Key Takeaways From Travelers’ Q4 Earnings
The Travelers Companies (NYSE: TRV) reported its fourth-quarter earnings on January 23. The company’s earnings beat expectations, despite catastrophe losses from the California wildfires. Total revenues for the fourth quarter grew to $7.45 billion, a 3.6% year-on-year increase, primarily driven by growth in premiums. However, EPS declined sharply from $3.28 in Q4’16 to $1.98 in Q4’17 because of growth in claims and expenses. As a result, the combined ratio for the company deteriorated to 95.5%.
We have summarized the key takeaways from Travelers’ Q4 earnings in our interactive dashboard for the company.
Catastrophes Dampened Personal Insurance Growth
The California wildfires were extremely destructive, resulting in over $3.3 billion of insured losses. Traveler’s catastrophe losses of $499 million, although lower than the expected range of $525 million to $675 million, were significant. As a result, profits from the Personal Insurance Segment were put under pressure and the combined ratio shot up to 108.7%. However, revenue growth partially offset those losses, as it grew 9% year-on-year to $2.52 billion in Q4’17. This was primarily due to pricing increases in the Automobile category and Policy-In-Force (PIF) growth in the Homeowners category, which fueled growth in premiums.
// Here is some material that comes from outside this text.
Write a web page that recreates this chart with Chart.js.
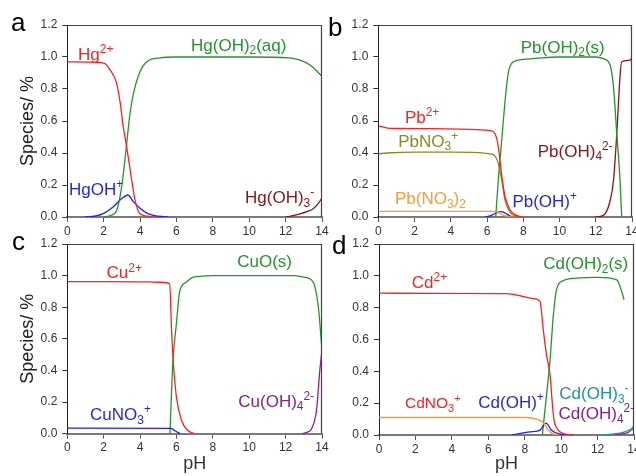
<!DOCTYPE html>
<html><head><meta charset="utf-8">
<script src="https://cdn.jsdelivr.net/npm/chart.js@4/dist/chart.umd.min.js"></script>
<style>
html,body{margin:0;padding:0;background:#fff;width:636px;height:476px;overflow:hidden;}
canvas{position:absolute;}
</style></head><body>
<canvas id="ca" style="left:0px;top:0px" width="330" height="245"></canvas>
<canvas id="cb" style="left:310px;top:0px" width="326" height="245"></canvas>
<canvas id="cc" style="left:0px;top:230px" width="330" height="246"></canvas>
<canvas id="cd" style="left:310px;top:230px" width="326" height="246"></canvas>
<script>
// ---- data: [pH, fraction] ----
const xTicks = [0, 2, 4, 6, 8, 10, 12, 14];
const yTicks = [0, 0.2, 0.4, 0.6, 0.8, 1.0, 1.2];

// Panel a: Hg
const hg2   = [[0,0.97],[1,0.968],[2,0.962],[2.35,0.92],[2.7,0.84],[2.9,0.72],[3.08,0.56],[3.26,0.44],[3.54,0.23],[3.72,0.106],[4.0,0.02],[4.4,0.005],[4.7,0]];
const hgoh2 = [[2.0,0],[2.4,0.01],[2.71,0.04],[2.99,0.19],[3.17,0.36],[3.45,0.65],[3.63,0.77],[4.0,0.91],[4.36,0.97],[5.1,0.995],[6,1.0],[10,1.0],[12.2,0.995],[12.8,0.98],[13.34,0.95],[14,0.88]];
const hgoh  = [[0.97,0],[1.5,0.005],[2,0.023],[2.53,0.064],[3,0.117],[3.32,0.1375],[3.63,0.096],[4,0.055],[4.4,0.023],[5,0.005],[5.55,0]];
const hgoh3 = [[12,0],[12.4,0.008],[12.8,0.02],[13.2,0.035],[13.5,0.05],[13.8,0.085],[14,0.12]];

// Panel b: Pb
const pb2    = [[0,0.569],[0.5,0.556],[1,0.553],[3,0.552],[5,0.548],[6.16,0.54],[6.44,0.52],[6.62,0.44],[6.81,0.26],[6.99,0.13],[7.27,0.044],[7.64,0.01],[8,0]];
const pbno3  = [[0,0.395],[0.5,0.40],[2,0.405],[4,0.405],[5.5,0.402],[6.16,0.395],[6.35,0.39],[6.5,0.37],[6.62,0.335],[6.81,0.23],[6.99,0.106],[7.27,0.03],[7.6,0.005],[7.8,0]];
const pbno32 = [[0,0.035],[6.35,0.035],[6.6,0.03],[6.9,0.012],[7.2,0.003],[7.5,0]];
const pboh   = [[5.9,0],[6.2,0.008],[6.5,0.025],[6.75,0.034],[7.0,0.025],[7.25,0.008],[7.5,0]];
const pboh2s = [[6.48,0],[6.62,0.23],[6.81,0.48],[7.0,0.73],[7.17,0.9],[7.45,0.97],[8,0.985],[9,0.995],[10,1.0],[12,1.0],[12.42,0.99],[12.79,0.95],[12.98,0.81],[13.16,0.52],[13.34,0.23],[13.43,0]];
const pboh4  = [[11.96,0],[12.42,0.01],[12.79,0.1],[12.98,0.23],[13.16,0.52],[13.34,0.88],[13.43,0.97],[13.9,0.98],[14,1.0]];

// Panel c: Cu
const cu2   = [[0,0.962],[2,0.962],[4.5,0.96],[5.0,0.958],[5.63,0.95],[5.73,0.656],[5.86,0.40],[6.0,0.23],[6.27,0.087],[6.63,0.02],[7.0,0]];
const cuno3 = [[0,0.035],[5.7,0.034],[5.9,0.02],[6.2,0]];
const cuos  = [[5.64,0],[5.8,0.445],[6.0,0.7],[6.18,0.90],[6.55,0.96],[6.92,0.99],[8,1.0],[12.5,1.0],[13.0,0.99],[13.5,0.962],[13.8,0.80],[14,0.53]];
const cuoh4 = [[12.88,0],[13.2,0.01],[13.42,0.03],[13.7,0.15],[13.88,0.40],[14,0.53]];

// Panel d: Cd
const cd2    = [[0,0.891],[3,0.89],[7,0.888],[7.92,0.87],[8.47,0.857],[8.84,0.84],[9.02,0.66],[9.2,0.5],[9.39,0.38],[9.5,0.22],[9.6,0.1],[9.75,0.045],[10.0,0.015],[10.6,0]];
const cdno3  = [[0,0.11],[8.1,0.11],[8.66,0.10],[9.0,0.08],[9.3,0.03],[9.57,0.006],[9.9,0]];
const cdoh   = [[7.29,0],[8.3,0.02],[8.84,0.031],[9.17,0.075],[9.48,0.028],[9.94,0.006],[10.67,0]];
const cdoh2s = [[8.97,0],[9.15,0.2],[9.39,0.47],[9.57,0.75],[9.76,0.92],[10.12,0.97],[10.85,0.985],[12,0.99],[13.05,0.975],[13.33,0.90],[13.45,0.85]];
const cdoh3  = [[12.3,0],[13.0,0.008],[13.4,0.017],[13.7,0.03],[13.95,0.05],[14,0.07]];
const cdoh4  = [[12.9,0],[13.4,0.008],[13.7,0.018],[14,0.045]];

// ---- styling ----
const FAM = '"Liberation Sans", Arial, sans-serif';
const C = {red:'#ff1f1f', green:'#22962a', blue:'#1f1fff', dred:'#8c1414', olive:'#8c8a1e', orange:'#ff9a33', purple:'#8c1e8c', teal:'#1e9494'};

function ds(arr, color) {
  return {data: arr.map(p => ({x:p[0], y:p[1]})), borderColor: color, borderWidth: 1.3,
          pointRadius: 0, fill: false, cubicInterpolationMode: 'monotone'};
}

function drawRich(ctx, str, x, y, size, color) {
  const parts = [];
  str.split(/(\^\{[^}]*\}|_\{[^}]*\})/).forEach(p => {
    if (!p) return;
    if (p[0] === '^') parts.push({t:p.slice(2,-1), k:'sup'});
    else if (p[0] === '_') parts.push({t:p.slice(2,-1), k:'sub'});
    else parts.push({t:p, k:'n'});
  });
  let cx = x;
  ctx.fillStyle = color; ctx.textBaseline = 'alphabetic'; ctx.textAlign = 'left';
  for (const p of parts) {
    let fs = size, dy = 0;
    if (p.k === 'sup') { fs = size * 0.7; dy = -size * 0.4; }
    if (p.k === 'sub') { fs = size * 0.7; dy = size * 0.22; }
    ctx.font = fs + 'px ' + FAM;
    ctx.fillText(p.t, cx, y + dy);
    cx += ctx.measureText(p.t).width;
  }
}

const decor = {
  id: 'decor',
  afterDatasetsDraw(chart, args, o) {
    const {ctx, chartArea: a} = chart;
    ctx.save();
    ctx.strokeStyle = '#444'; ctx.lineWidth = 1.2;
    ctx.beginPath();
    ctx.moveTo(a.left, a.top + 0.5); ctx.lineTo(a.right - 0.5, a.top + 0.5); ctx.lineTo(a.right - 0.5, a.bottom);
    ctx.stroke();
    const xs = chart.scales.x, ys = chart.scales.y;
    (o.labels || []).forEach(l => {
      drawRich(ctx, l.t, xs.getPixelForValue(l.x), ys.getPixelForValue(l.y), l.s || 17, l.c);
    });
    if (o.letter) {
      ctx.fillStyle = '#000'; ctx.font = '26px ' + FAM; ctx.textAlign = 'left'; ctx.textBaseline = 'alphabetic';
      ctx.fillText(o.letter.t, o.letter.x, o.letter.y);
    }
    ctx.restore();
  }
};

function makeChart(id, datasets, cfg) {
  return new Chart(document.getElementById(id), {
    type: 'line',
    data: {datasets},
    plugins: [decor],
    options: {
      responsive: false, animation: false, devicePixelRatio: 1,
      layout: {padding: cfg.pad},
      plugins: {legend: {display: false}, tooltip: {enabled: false},
                decor: {labels: cfg.labels, letter: cfg.letter}},
      scales: {
        x: {type: 'linear', min: 0, max: 14,
            afterBuildTicks(s) { s.ticks = xTicks.map(v => ({value: v})); },
            ticks: {color: '#333', font: {size: 12, family: FAM}, padding: 2, maxRotation: 0, autoSkip: false},
            grid: {display: true, drawOnChartArea: false, drawTicks: true, tickLength: 5, color: '#555'},
            border: {display: true, color: '#7a7a7a', width: 2},
            title: {display: !!cfg.xTitle, text: 'pH', color: '#333', font: {size: 18, family: FAM}, padding: {top: 0, bottom: 1}},
            afterFit(s) { s.height = cfg.xh; s.paddingLeft = 0; s.paddingRight = 0; }},
        y: {type: 'linear', min: 0, max: 1.2,
            afterBuildTicks(s) { s.ticks = yTicks.map(v => ({value: v})); },
            ticks: {color: '#333', font: {size: 12, family: FAM}, padding: 5, callback: v => Number(v).toFixed(1)},
            grid: {display: true, drawOnChartArea: false, drawTicks: true, tickLength: 5, color: '#333'},
            border: {display: true, color: '#222', width: 1},
            title: {display: !!cfg.yTitle, text: 'Species/ %', color: '#222', font: {size: 18, family: FAM}, padding: {top: 17, bottom: 4}},
            afterFit(s) { s.width = cfg.yw; s.paddingTop = 0; s.paddingBottom = 0; }}
      }
    }
  });
}

makeChart('ca', [ds(hg2, C.red), ds(hgoh2, C.green), ds(hgoh, C.blue), ds(hgoh3, C.dred)], {
  pad: {top: 25, right: 8, left: 0, bottom: 0}, yw: 67.3, xh: 28, yTitle: true,
  letter: {t: 'a', x: 11, y: 31},
  labels: [
    {t: 'Hg^{2+}', x: 0.59, y: 0.98, c: C.red},
    {t: 'Hg(OH)_{2}(aq)', x: 6.80, y: 1.04, c: C.green},
    {t: 'HgOH^{+}', x: 0.09, y: 0.1375, c: C.blue},
    {t: 'Hg(OH)_{3}^{-}', x: 9.77, y: 0.0875, c: C.dred}
  ]
});
makeChart('cb', [ds(pb2, C.red), ds(pbno3, C.olive), ds(pbno32, C.orange), ds(pboh, C.blue), ds(pboh2s, C.green), ds(pboh4, C.dred)], {
  pad: {top: 25, right: 4, left: 0, bottom: 0}, yw: 68.3, xh: 28,
  letter: {t: 'b', x: 18, y: 36},
  labels: [
    {t: 'Pb^{2+}', x: 1.47, y: 0.586, c: C.red},
    {t: 'PbNO_{3}^{+}', x: 1.10, y: 0.44, c: C.olive},
    {t: 'Pb(NO_{3})_{2}', x: 0.92, y: 0.081, c: C.orange},
    {t: 'Pb(OH)_{2}(s)', x: 7.86, y: 1.027, c: C.green},
    {t: 'Pb(OH)_{4}^{2-}', x: 8.80, y: 0.377, c: C.dred},
    {t: 'Pb(OH)^{+}', x: 7.40, y: 0.061, c: C.blue}
  ]
});
makeChart('cc', [ds(cu2, C.red), ds(cuno3, C.blue), ds(cuos, C.green), ds(cuoh4, C.purple)], {
  pad: {top: 14, right: 8, left: 0, bottom: 0}, yw: 67.3, xh: 42.3, yTitle: true, xTitle: true,
  letter: {t: 'c', x: 12, y: 20},
  labels: [
    {t: 'Cu^{2+}', x: 2.16, y: 0.983, c: C.red},
    {t: 'CuO(s)', x: 9.34, y: 1.053, c: C.green},
    {t: 'CuNO_{3}^{+}', x: 1.25, y: 0.087, c: C.blue},
    {t: 'Cu(OH)_{4}^{2-}', x: 9.40, y: 0.171, c: C.purple}
  ]
});
makeChart('cd', [ds(cd2, C.red), ds(cdno3, C.orange), ds(cdoh, C.blue), ds(cdoh2s, C.green), ds(cdoh3, C.teal), ds(cdoh4, C.purple)], {
  pad: {top: 14, right: 2, left: 0, bottom: 0}, yw: 69, xh: 41, xTitle: true,
  letter: {t: 'd', x: 22, y: 24},
  labels: [
    {t: 'Cd^{2+}', x: 1.80, y: 0.923, c: C.red},
    {t: 'Cd(OH)_{2}(s)', x: 9.02, y: 1.042, c: C.green},
    {t: 'CdNO_{3}^{+}', x: 1.43, y: 0.168, c: C.red, s: 15.5},
    {t: 'Cd(OH)^{+}', x: 5.45, y: 0.168, c: C.blue},
    {t: 'Cd(OH)_{3}^{-}', x: 9.90, y: 0.2245, c: C.teal},
    {t: 'Cd(OH)_{4}^{2-}', x: 9.85, y: 0.099, c: C.purple}
  ]
});
</script>
</body></html>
Business Insurance Provided Support
Business Insurance contributes almost 50% to Traveler’s total revenue, and this segment saw modest growth in Q4’17. In the U.S., the retention rate was 85% while new business grew by 16%. Travelers also benefitted from growth in Europe and Canada. As a result, earned premiums grew by nearly 4% year-on-year, driving Business Insurance revenue to $4.2 billion. The combined ratio remained stable at 88.6%.